Im November 2017 hat er begonnen und im Juli 2018 ging er offiziell zu Ende: Der Esf-Kurs (Europäischer Sozialfond) mit dem klingenden Namen „Managerin sozialer Innovationen“ explizit für Frauen, von hier oder immigriert. Voraussetzungen waren, dass sie ohne bezahlte Arbeit waren und dabei waren, sich neu zu orientieren.

Dieser Lehrgang richtet sich an Frauen welche ihre sozialen Projektmanagement- und Beratungskompetenzen erlernen und im Bereich des friedlichen Zusammenlebens der Kulturen auf kommunaler Ebene Integrations- und Kulturentwicklungskonzepte entwickeln, begleiten, implementieren und evaluieren.

12 Frauen – unterschiedlich in Herkunft, Charakter, familiäre Situation uvm. – hat diese Ausschreibung angesprochen. Dahinter steht laut Ruth Gschleier und Manfred Andergassen vom Vival Institute, dass „kulturelle Vielfalt und Integration von Bürgern mit Migrationshintergrund zentrale Herausforderungen sind, vor denen die Gesellschaft in nächster Zeit steht“ und von denen niemand unberührt bleiben wird.
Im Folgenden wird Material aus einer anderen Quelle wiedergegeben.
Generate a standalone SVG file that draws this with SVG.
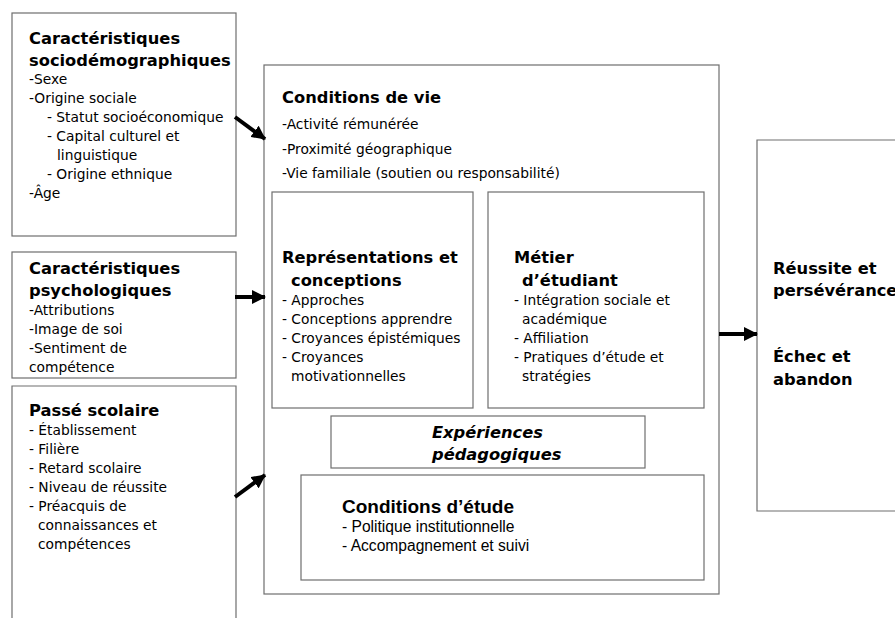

Konflikte, Missverständnisse und negative Fremdbilder bestimmen nicht selten den Umgang zwischen den Kulturen. Erforderlich sind daher systematische Prozesse und Prozessbegleitungen, die den interkulturellen Dialog fördern und verbindliche Vereinbarungen ermöglichen und die der Gemeinschaft dadurch zugutekommen.